- [Data extract]:
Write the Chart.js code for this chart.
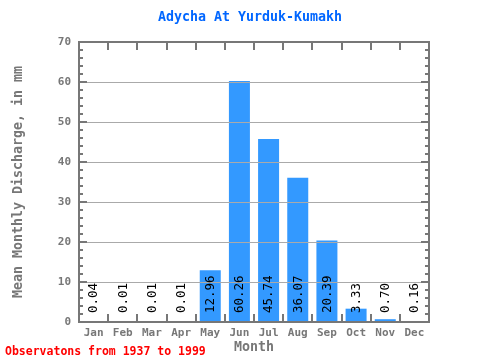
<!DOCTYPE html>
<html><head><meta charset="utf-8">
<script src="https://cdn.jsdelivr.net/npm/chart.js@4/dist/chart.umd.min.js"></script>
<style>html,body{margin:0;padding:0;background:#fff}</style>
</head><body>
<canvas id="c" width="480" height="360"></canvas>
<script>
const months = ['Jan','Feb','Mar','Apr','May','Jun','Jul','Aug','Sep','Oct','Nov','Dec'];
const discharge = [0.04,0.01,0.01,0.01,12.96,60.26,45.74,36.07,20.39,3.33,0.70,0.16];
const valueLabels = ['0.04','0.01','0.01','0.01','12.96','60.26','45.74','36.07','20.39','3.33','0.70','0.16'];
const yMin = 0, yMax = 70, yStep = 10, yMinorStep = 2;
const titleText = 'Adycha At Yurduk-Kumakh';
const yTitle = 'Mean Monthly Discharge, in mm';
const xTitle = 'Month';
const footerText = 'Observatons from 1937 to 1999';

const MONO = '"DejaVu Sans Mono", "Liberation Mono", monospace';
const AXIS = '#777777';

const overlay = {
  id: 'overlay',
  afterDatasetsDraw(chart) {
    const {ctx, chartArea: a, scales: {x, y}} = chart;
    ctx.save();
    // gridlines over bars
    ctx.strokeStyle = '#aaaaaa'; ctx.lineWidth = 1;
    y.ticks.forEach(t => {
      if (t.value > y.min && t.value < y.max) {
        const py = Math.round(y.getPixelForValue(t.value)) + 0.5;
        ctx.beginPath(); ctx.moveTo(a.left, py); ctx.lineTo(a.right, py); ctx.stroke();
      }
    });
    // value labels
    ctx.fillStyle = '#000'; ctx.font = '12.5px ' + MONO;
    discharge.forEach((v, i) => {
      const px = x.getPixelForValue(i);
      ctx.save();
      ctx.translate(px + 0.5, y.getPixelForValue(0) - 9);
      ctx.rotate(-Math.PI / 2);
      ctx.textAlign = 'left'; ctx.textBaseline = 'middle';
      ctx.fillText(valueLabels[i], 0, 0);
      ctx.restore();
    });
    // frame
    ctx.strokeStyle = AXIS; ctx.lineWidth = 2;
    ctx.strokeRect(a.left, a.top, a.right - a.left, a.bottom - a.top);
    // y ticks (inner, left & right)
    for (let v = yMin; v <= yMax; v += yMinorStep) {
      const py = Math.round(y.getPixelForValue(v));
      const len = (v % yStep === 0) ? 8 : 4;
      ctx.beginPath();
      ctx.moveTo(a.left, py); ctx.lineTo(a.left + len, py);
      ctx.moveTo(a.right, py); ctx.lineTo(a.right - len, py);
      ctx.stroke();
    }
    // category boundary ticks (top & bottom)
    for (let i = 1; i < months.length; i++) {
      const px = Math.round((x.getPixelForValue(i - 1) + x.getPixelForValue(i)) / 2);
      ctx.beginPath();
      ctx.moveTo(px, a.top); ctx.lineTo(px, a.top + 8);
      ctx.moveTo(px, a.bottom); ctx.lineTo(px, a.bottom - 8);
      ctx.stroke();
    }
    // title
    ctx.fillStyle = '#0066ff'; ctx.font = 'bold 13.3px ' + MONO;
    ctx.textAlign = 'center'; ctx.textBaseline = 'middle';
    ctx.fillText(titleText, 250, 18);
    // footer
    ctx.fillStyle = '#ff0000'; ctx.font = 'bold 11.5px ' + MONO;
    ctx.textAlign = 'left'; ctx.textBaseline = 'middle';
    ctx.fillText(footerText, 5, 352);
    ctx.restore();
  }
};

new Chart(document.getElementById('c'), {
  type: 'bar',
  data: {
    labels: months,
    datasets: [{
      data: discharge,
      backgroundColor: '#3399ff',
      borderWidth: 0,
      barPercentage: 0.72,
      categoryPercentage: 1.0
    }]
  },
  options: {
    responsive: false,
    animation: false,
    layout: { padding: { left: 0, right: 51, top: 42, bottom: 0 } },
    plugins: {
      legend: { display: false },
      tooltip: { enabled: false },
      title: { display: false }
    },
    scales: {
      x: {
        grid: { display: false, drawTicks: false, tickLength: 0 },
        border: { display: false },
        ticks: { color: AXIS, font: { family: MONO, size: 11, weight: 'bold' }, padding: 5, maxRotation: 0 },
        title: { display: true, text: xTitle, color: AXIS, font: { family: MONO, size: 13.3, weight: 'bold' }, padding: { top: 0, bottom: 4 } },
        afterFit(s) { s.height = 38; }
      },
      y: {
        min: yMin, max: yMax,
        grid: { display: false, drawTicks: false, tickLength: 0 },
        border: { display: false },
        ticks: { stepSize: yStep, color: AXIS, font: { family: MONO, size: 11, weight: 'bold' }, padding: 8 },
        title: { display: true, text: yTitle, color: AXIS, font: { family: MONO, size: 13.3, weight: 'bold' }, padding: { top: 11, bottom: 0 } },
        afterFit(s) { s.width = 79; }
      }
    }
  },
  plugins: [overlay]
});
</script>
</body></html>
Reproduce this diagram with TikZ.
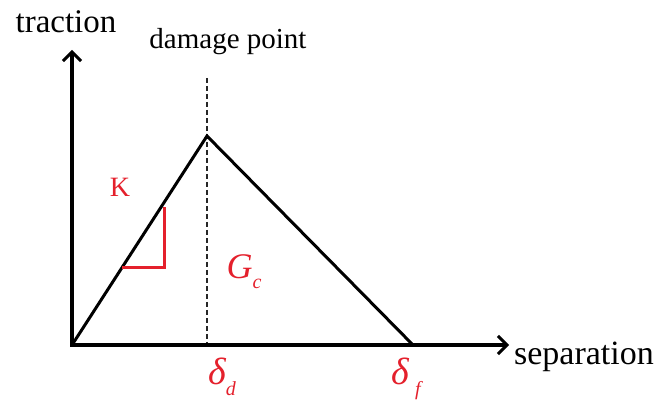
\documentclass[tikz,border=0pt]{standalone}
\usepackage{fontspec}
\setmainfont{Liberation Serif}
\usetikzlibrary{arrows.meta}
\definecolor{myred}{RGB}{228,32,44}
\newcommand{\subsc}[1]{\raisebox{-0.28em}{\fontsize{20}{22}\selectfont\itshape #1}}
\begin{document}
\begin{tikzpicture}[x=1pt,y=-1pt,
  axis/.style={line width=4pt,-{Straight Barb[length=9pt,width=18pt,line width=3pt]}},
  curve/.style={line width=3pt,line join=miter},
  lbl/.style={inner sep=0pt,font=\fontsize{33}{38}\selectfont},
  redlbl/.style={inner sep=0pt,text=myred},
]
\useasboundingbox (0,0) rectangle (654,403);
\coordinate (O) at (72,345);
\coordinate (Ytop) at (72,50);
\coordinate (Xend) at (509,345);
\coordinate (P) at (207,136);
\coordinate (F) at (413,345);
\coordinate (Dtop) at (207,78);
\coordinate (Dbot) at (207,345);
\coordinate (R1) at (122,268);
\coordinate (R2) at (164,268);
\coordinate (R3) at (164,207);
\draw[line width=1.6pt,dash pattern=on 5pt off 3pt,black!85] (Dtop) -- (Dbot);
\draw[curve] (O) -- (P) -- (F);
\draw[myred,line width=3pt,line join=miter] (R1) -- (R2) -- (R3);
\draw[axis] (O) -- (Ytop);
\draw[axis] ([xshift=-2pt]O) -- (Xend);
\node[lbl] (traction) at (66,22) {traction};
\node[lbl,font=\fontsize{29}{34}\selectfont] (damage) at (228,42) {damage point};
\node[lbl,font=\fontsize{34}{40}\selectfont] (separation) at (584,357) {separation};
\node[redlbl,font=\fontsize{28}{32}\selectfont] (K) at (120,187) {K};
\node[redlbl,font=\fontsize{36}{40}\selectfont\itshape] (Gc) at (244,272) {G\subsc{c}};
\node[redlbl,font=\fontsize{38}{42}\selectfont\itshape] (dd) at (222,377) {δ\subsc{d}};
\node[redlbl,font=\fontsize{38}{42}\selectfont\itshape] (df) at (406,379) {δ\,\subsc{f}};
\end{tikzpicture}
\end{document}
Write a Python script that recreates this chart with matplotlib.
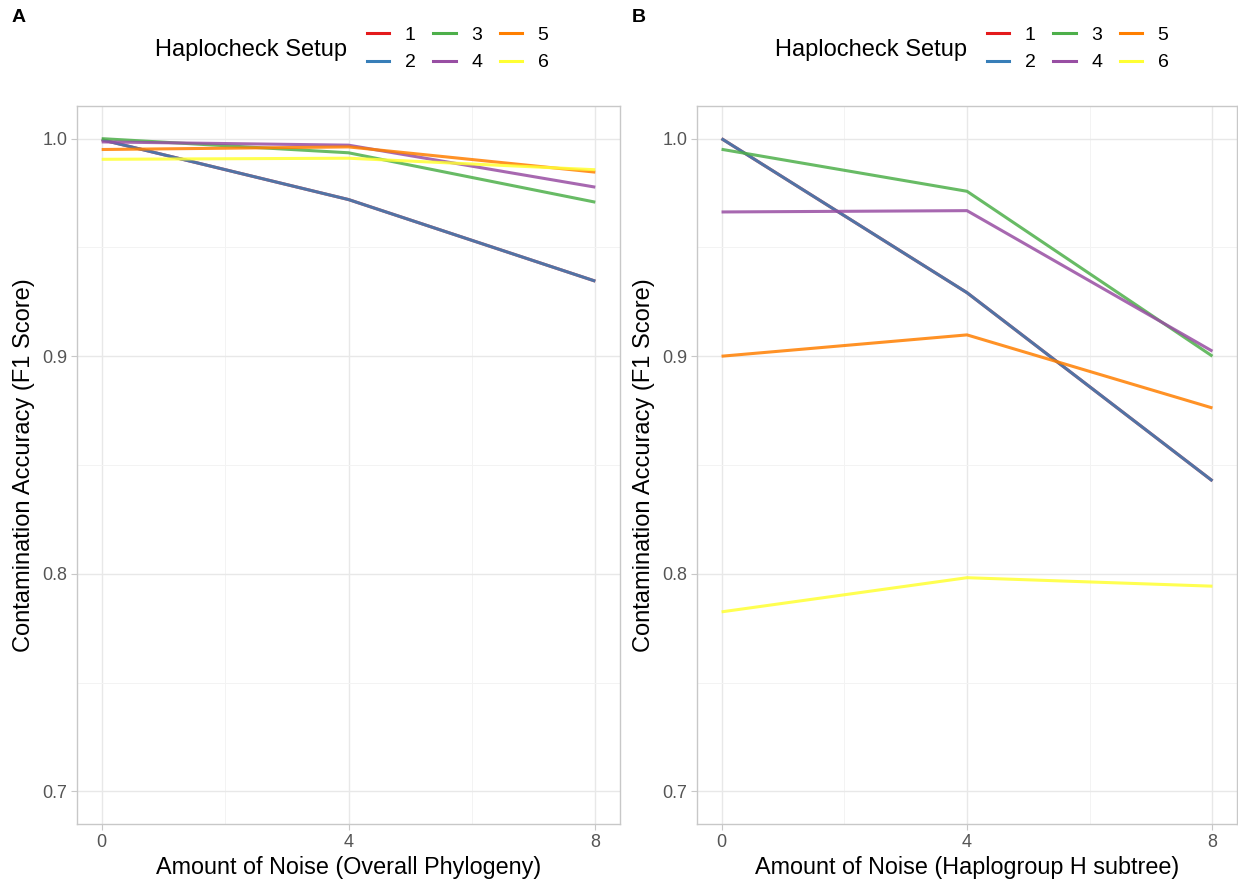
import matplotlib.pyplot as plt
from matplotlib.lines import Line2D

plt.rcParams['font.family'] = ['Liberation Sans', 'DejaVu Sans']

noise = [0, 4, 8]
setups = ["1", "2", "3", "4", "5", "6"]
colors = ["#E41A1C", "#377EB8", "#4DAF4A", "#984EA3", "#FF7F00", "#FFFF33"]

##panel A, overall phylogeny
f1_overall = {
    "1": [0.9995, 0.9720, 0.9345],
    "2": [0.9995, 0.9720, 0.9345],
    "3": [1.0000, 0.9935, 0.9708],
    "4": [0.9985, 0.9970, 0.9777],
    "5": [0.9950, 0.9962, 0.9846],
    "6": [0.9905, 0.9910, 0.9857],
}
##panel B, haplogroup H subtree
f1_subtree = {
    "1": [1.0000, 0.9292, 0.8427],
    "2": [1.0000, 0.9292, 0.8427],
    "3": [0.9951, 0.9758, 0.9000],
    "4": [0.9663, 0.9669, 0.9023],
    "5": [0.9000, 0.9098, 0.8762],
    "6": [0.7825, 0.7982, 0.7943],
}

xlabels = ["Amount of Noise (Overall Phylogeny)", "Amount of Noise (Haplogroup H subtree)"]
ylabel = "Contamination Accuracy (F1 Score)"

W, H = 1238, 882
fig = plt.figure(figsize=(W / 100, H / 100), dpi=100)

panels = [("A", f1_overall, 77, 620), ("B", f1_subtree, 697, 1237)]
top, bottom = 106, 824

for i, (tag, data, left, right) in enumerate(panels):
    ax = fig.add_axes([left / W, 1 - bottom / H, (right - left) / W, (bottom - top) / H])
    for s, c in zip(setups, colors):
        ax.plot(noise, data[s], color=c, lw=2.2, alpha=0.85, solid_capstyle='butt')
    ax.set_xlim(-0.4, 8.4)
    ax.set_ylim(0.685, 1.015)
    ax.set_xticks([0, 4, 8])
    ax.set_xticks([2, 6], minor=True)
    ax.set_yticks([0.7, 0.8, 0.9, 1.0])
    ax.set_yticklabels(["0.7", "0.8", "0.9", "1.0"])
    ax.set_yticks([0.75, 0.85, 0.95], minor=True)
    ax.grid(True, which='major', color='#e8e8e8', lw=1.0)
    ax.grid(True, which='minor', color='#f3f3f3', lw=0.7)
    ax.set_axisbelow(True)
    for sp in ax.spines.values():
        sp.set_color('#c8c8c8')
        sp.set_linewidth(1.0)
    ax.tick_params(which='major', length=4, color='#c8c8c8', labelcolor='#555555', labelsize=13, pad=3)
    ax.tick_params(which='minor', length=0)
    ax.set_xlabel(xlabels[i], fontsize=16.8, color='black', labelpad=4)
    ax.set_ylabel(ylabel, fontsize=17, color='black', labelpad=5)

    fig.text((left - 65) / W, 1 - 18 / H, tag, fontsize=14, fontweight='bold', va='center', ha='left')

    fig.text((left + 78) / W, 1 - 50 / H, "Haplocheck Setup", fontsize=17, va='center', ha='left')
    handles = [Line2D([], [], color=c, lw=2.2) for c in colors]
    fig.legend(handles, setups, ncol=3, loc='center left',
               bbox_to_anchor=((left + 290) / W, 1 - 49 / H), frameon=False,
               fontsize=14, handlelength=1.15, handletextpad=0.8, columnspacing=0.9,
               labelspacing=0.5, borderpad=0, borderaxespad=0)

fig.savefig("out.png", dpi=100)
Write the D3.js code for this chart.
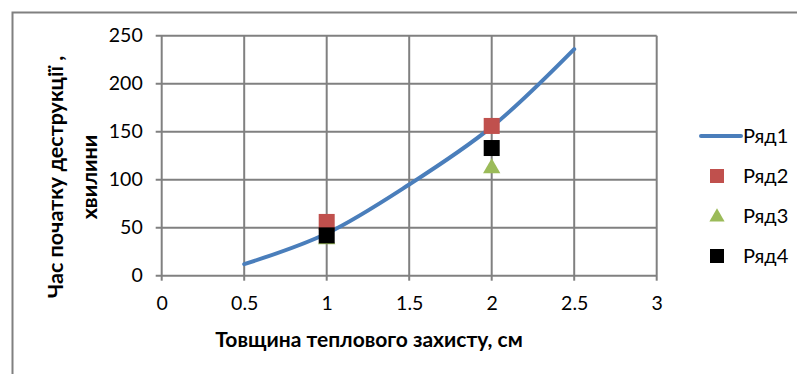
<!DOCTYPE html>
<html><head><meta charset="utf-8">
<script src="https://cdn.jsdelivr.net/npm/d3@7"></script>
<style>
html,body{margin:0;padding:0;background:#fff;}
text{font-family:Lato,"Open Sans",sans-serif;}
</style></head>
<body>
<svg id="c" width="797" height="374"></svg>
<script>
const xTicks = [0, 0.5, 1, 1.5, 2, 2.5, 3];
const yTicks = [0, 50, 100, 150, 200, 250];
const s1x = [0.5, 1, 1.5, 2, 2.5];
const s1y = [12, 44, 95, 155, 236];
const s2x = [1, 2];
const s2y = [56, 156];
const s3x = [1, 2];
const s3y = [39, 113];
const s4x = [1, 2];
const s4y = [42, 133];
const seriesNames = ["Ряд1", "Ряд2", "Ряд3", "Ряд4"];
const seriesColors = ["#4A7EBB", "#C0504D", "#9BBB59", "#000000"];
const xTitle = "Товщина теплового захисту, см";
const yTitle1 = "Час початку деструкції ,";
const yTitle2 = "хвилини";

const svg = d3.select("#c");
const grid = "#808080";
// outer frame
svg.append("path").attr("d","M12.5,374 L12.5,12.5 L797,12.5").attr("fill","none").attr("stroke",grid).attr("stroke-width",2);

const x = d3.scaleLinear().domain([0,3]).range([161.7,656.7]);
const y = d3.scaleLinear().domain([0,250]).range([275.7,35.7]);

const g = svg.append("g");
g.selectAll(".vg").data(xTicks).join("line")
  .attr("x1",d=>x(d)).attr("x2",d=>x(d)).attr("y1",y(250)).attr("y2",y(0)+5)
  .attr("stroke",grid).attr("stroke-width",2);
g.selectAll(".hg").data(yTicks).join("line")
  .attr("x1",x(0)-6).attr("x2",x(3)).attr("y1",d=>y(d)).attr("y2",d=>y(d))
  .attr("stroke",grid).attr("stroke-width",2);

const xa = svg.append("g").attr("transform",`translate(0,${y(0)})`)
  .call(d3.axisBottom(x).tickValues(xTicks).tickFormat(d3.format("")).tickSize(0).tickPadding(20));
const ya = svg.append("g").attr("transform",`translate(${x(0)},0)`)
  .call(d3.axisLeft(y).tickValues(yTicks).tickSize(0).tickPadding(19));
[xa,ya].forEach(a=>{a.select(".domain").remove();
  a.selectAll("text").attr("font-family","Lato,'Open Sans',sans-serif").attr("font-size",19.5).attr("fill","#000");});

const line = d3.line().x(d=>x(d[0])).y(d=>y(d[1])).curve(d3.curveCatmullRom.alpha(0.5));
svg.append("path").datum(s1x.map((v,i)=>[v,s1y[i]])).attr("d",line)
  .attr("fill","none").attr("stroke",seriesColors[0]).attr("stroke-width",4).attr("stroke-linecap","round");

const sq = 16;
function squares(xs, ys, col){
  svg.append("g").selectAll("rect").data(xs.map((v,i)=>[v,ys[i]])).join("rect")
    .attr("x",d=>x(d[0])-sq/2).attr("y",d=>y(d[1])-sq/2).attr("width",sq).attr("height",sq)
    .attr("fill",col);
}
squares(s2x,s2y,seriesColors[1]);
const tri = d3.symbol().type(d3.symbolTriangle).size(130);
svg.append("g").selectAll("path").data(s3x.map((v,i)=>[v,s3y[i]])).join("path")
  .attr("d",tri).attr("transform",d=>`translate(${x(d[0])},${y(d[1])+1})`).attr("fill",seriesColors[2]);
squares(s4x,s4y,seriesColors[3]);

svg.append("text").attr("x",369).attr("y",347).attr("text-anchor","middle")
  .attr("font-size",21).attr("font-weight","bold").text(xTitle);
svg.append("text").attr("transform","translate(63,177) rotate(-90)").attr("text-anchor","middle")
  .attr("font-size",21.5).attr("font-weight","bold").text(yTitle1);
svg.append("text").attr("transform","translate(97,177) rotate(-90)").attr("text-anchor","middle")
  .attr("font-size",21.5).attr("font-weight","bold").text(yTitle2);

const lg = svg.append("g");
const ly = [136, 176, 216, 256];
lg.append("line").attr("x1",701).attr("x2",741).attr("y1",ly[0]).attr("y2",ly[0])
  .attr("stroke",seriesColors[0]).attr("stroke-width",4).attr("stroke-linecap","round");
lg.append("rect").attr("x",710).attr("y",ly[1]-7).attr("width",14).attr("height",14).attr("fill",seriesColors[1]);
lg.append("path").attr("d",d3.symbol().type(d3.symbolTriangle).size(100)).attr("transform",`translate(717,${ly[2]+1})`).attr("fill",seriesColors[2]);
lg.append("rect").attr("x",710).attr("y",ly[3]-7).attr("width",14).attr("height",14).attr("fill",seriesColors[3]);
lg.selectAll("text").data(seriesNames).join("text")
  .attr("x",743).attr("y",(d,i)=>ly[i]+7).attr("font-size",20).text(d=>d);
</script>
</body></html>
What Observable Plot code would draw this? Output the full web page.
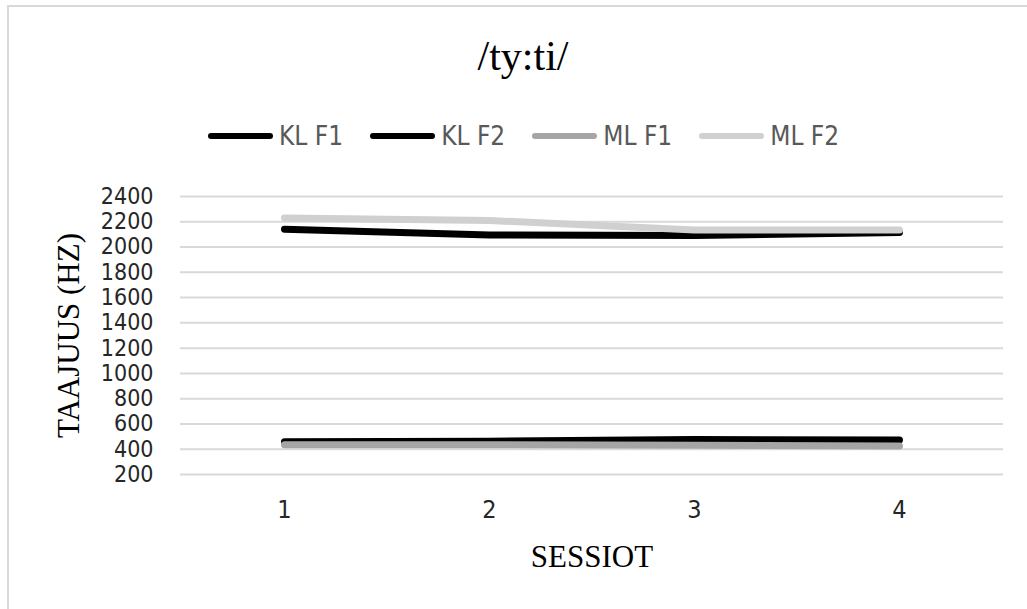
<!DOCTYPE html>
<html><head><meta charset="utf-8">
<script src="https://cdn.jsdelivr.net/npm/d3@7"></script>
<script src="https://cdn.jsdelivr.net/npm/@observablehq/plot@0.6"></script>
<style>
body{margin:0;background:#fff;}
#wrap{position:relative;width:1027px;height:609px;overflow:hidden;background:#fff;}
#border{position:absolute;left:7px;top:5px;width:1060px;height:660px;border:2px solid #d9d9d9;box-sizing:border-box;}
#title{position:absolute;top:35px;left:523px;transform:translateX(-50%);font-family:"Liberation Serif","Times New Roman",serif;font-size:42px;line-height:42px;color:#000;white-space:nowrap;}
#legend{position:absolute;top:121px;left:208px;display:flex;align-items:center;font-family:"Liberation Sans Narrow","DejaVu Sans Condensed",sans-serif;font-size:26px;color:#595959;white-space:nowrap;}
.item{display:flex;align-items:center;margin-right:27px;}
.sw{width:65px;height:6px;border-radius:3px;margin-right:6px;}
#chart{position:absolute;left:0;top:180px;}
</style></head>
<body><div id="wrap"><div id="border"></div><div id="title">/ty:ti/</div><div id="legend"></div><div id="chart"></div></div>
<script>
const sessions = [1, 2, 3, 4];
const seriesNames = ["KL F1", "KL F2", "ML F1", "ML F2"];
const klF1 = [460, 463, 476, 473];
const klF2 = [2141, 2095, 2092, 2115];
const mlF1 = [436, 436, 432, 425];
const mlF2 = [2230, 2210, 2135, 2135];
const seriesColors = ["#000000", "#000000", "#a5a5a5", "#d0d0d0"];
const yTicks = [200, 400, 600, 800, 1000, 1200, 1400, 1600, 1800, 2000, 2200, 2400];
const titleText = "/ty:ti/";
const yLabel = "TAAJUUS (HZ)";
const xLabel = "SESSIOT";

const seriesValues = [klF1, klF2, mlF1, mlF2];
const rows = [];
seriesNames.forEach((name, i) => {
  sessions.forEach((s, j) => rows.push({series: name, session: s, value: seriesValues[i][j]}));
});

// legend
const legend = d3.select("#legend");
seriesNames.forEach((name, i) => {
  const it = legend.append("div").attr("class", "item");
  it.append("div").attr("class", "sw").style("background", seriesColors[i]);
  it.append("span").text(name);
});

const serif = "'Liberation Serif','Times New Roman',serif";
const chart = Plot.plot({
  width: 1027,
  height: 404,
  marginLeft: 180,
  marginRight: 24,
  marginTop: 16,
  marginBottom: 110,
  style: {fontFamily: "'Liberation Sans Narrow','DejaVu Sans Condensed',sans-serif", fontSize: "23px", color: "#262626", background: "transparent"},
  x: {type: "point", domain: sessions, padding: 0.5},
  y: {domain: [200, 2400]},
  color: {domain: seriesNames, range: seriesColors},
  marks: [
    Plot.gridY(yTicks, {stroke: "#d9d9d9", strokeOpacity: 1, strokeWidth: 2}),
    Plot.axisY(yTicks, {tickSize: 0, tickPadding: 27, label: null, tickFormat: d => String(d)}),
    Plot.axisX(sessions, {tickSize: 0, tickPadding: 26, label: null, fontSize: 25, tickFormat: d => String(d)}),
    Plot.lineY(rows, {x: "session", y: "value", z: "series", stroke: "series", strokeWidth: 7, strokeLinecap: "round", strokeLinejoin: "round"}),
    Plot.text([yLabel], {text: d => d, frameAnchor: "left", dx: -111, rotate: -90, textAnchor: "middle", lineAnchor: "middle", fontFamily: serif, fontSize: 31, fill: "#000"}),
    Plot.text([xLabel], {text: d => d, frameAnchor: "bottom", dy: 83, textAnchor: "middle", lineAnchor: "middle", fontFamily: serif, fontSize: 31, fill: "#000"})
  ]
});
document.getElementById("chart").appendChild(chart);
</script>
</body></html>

- [Written request]: Extract the stretch of lines that begins at the line with "Write a Python" and ends at the line with "top, bottom = 106, 824", inclusive. Omit every picture.

- [Output below]:
Write a Python script that recreates this chart with matplotlib.
import matplotlib.pyplot as plt
from matplotlib.lines import Line2D

plt.rcParams['font.family'] = ['Liberation Sans', 'DejaVu Sans']

noise = [0, 4, 8]
setups = ["1", "2", "3", "4", "5", "6"]
colors = ["#E41A1C", "#377EB8", "#4DAF4A", "#984EA3", "#FF7F00", "#FFFF33"]

##panel A, overall phylogeny
f1_overall = {
    "1": [0.9995, 0.9720, 0.9345],
    "2": [0.9995, 0.9720, 0.9345],
    "3": [1.0000, 0.9935, 0.9708],
    "4": [0.9985, 0.9970, 0.9777],
    "5": [0.9950, 0.9962, 0.9846],
    "6": [0.9905, 0.9910, 0.9857],
}
##panel B, haplogroup H subtree
f1_subtree = {
    "1": [1.0000, 0.9292, 0.8427],
    "2": [1.0000, 0.9292, 0.8427],
    "3": [0.9951, 0.9758, 0.9000],
    "4": [0.9663, 0.9669, 0.9023],
    "5": [0.9000, 0.9098, 0.8762],
    "6": [0.7825, 0.7982, 0.7943],
}

xlabels = ["Amount of Noise (Overall Phylogeny)", "Amount of Noise (Haplogroup H subtree)"]
ylabel = "Contamination Accuracy (F1 Score)"

W, H = 1238, 882
fig = plt.figure(figsize=(W / 100, H / 100), dpi=100)

panels = [("A", f1_overall, 77, 620), ("B", f1_subtree, 697, 1237)]
top, bottom = 106, 824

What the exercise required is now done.